According to released agenda, U.S. congressional delegation should have arrived in Georgia on September 7. The meetings were planned with the Georgian government, President, the Helsinki Union, parliamentary opposition – “Democratic Center”, and non-parliamentary opposition – ‘National Congress”.  On September 8 trip to Tskhinvali was planned


Congressional Delegation in Georgia: Meeting with President Gamsakhurdia’s Opposition


September 12, 1991


Congressman Hoyer with congressional delegation visited Georgia on 7-8 September 1991. The cable describes the delegation’s meeting with the Georgian opposition: members of the National Congress, and former members of Gamsakhurdia’s government.


The opposition accused Gamsakhurdia of cooperation with the organizers of August 1991 coup. They claimed that Gamsakhurdia agreed to implement all decisions of the Emergency Committee. In exchange for support, Gamsakhurdia consented to disband all informal military groups, including the National Guard; dismiss local governments and fire mayors and prefects.

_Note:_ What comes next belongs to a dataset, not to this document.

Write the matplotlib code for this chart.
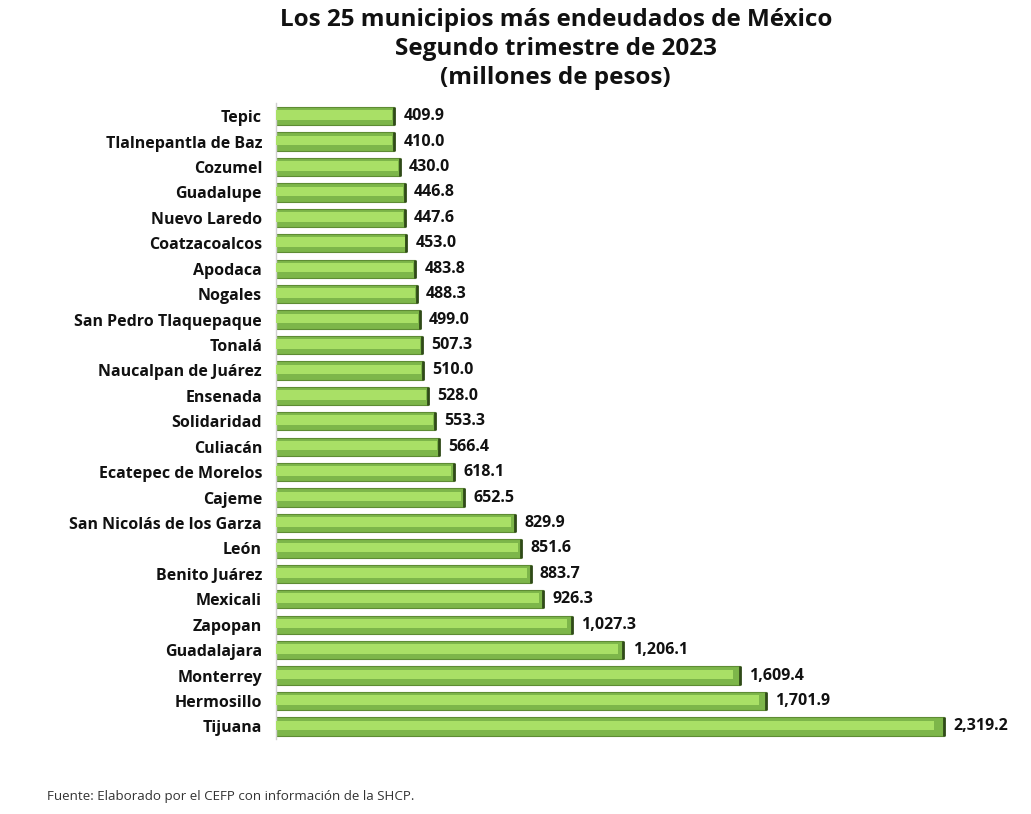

Former Prime Minister Tengiz Sigua asserted that representatives of Gamsakhurdia met with Yanayev[1] on evening of August 18. The head of the National Guard Tengiz Kitovani told congressional delegation that although legally he should obey the president, he distrusts Gamsakhurdia, and answers “only to the Georgian People”. Sigua blamed Gamsakhurdia for not maintaining election promise of Democracy, and turning Georgia into dictatorship. He said that Gamsakhurdia is “trying to create a country like Albania”.


Former Foreign Minister Giorgi Khoshtaria stated that democracy and independence could not be separated, and Georgia could not survive without one or the other. In May, after he returned from U.S., Khoshtaria proposed Gamsakhurdia to strengthen democracy by removing restrictions on critical press, giving air time to opposition leaders, and accelerate the process of privatization. Initially, Gamsakhurdia agreed but then recanted and “betrayed Georgia”. Khoshtaria suggested to forget previous differences and   bring back Eduard Shevardnadze to Georgia, so his international reputation would help in establishment of independent Georgia. As world renown personality, according to Khoshtaria, Shevardnadze could play positive role during transition. Khoshtaria said that Gamsakhurdia refuses to cooperate with Shevardnadze.

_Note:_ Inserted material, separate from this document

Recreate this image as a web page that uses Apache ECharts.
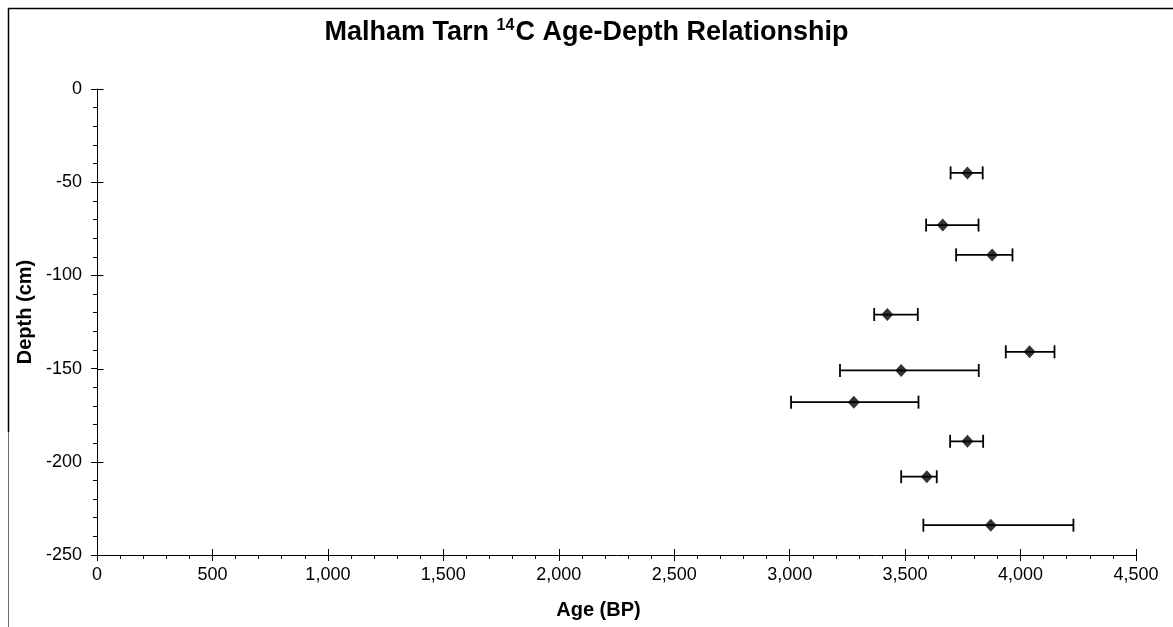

The cable notes that a similar statement was made on September 11 in Moscow, during the meeting of U.S. Embassy officer with (the name classified) who declared that opposition forces in Georgia regard Shevardnadze as “their greatest hope for democracy and independence”.

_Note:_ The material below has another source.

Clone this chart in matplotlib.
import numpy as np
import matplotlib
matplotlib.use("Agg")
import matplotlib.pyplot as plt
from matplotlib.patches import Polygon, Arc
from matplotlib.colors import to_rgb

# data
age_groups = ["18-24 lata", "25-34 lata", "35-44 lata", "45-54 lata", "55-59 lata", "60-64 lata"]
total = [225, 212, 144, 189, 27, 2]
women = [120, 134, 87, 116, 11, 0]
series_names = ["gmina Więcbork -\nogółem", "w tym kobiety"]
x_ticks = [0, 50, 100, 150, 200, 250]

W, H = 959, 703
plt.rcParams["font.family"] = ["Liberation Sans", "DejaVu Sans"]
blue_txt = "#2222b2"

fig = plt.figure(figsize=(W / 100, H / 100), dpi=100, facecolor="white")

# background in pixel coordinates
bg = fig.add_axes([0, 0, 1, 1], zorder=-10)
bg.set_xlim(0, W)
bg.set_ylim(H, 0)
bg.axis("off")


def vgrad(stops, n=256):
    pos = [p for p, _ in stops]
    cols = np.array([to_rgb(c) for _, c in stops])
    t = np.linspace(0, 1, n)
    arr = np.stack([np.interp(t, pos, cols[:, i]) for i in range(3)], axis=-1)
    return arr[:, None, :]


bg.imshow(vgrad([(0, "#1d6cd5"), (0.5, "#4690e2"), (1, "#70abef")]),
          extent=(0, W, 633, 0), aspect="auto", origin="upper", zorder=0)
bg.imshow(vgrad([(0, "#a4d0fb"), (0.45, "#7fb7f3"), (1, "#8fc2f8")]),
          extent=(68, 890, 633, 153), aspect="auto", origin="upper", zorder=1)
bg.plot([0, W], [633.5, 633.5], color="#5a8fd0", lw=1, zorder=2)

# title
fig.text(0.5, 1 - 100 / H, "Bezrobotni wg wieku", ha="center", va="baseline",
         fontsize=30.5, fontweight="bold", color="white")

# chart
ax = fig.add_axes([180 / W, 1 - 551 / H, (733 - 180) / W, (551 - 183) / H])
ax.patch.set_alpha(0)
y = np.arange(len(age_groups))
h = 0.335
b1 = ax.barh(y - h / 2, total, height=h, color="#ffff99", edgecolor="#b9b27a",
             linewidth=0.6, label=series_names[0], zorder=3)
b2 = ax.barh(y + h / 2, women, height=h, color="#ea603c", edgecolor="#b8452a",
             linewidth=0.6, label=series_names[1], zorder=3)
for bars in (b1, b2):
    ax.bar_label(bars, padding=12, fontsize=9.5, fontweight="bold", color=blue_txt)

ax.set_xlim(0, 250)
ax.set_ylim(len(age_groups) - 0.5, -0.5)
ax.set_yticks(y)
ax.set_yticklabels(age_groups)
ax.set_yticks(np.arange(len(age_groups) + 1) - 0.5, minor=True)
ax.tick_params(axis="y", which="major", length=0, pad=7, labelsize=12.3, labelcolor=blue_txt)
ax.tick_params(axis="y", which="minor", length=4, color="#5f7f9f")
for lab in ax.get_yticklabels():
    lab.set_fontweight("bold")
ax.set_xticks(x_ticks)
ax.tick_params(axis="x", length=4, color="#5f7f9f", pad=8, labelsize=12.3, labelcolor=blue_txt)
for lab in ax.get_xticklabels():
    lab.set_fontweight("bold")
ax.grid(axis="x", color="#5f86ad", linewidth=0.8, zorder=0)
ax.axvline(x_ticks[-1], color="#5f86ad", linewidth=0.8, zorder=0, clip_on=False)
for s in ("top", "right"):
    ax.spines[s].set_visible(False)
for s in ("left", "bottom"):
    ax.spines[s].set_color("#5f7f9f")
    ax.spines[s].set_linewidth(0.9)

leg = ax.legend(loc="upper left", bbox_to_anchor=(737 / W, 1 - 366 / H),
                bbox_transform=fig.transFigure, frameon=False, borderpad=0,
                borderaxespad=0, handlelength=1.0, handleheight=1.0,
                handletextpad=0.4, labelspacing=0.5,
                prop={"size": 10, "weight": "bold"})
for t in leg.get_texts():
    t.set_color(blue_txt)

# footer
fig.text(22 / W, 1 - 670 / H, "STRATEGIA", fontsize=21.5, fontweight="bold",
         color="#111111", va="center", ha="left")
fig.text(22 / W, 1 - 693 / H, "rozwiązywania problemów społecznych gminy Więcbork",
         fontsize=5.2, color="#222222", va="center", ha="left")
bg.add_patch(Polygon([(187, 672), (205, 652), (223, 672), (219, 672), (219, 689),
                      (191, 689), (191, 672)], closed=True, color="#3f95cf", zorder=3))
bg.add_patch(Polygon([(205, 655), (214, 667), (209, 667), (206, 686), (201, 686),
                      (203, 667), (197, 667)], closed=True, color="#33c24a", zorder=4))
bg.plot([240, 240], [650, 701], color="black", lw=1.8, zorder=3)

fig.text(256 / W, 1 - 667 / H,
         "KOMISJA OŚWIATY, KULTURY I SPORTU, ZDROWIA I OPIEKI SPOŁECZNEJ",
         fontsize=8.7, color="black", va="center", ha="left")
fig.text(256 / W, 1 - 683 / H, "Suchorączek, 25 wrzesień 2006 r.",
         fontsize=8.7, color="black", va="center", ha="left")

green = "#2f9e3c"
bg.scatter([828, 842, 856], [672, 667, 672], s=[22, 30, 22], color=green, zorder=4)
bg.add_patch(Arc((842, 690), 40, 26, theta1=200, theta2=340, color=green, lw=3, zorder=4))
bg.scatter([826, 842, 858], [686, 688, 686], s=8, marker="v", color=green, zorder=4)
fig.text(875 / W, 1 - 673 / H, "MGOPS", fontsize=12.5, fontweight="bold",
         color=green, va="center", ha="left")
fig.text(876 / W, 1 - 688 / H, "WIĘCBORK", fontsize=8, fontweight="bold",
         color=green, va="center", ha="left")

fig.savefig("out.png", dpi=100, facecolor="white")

The members of opposition told Congressman Hoyer that the Georgian TV misinterpreted his statement during the meeting with Gamsakhurdia to show his strong support for the President.


The chairman of the Popular Front Nodar Natadze accused President of usurping the powers of parliament, censoring media, and violating the election law.


The National Congress members emphasized the violations during presidential campaign. On the question, why the international observers have not noticed those irregularities, the opposition members answered that the observers detected it but choose to be silent, because they were selected by the Foreign Ministry of Georgia. The press secretary of the National Democratic Party, Irina Sarishvili clarified that the observers arrived on election day, and had no opportunity to observe previous period. Moreover, she added that only 25% of eligible voters in Tbilisi turn out to vote, and “democratic elections do not guarantee democracy”. Sarishvili asserted that many newspapers published in Moscow are prohibited from entering Georgia, and several local newspapers closed down.


According to the document, the members of opposition provided little evidence for alleged collaboration of Gamsakhurdia with Yanayev and the Emergency Committee.   


The document notes that, on September 7, pro-government rally was held in Tbilisi. Opposition accused Gamsakhurdia of bussing his supporters.


On September 11, members of the National Independence party started to erect barriers in front of their headquarters. The leader of party, Irakli Tsereteli told journalists that “this is the only way to demonstrate to the people that a dictator has taken power”.     


[1] Gennady Yanayev - the Vice President of the Soviet Union in 1990-1991. During August coup of 1991, assumed powers of the President of Soviet Union.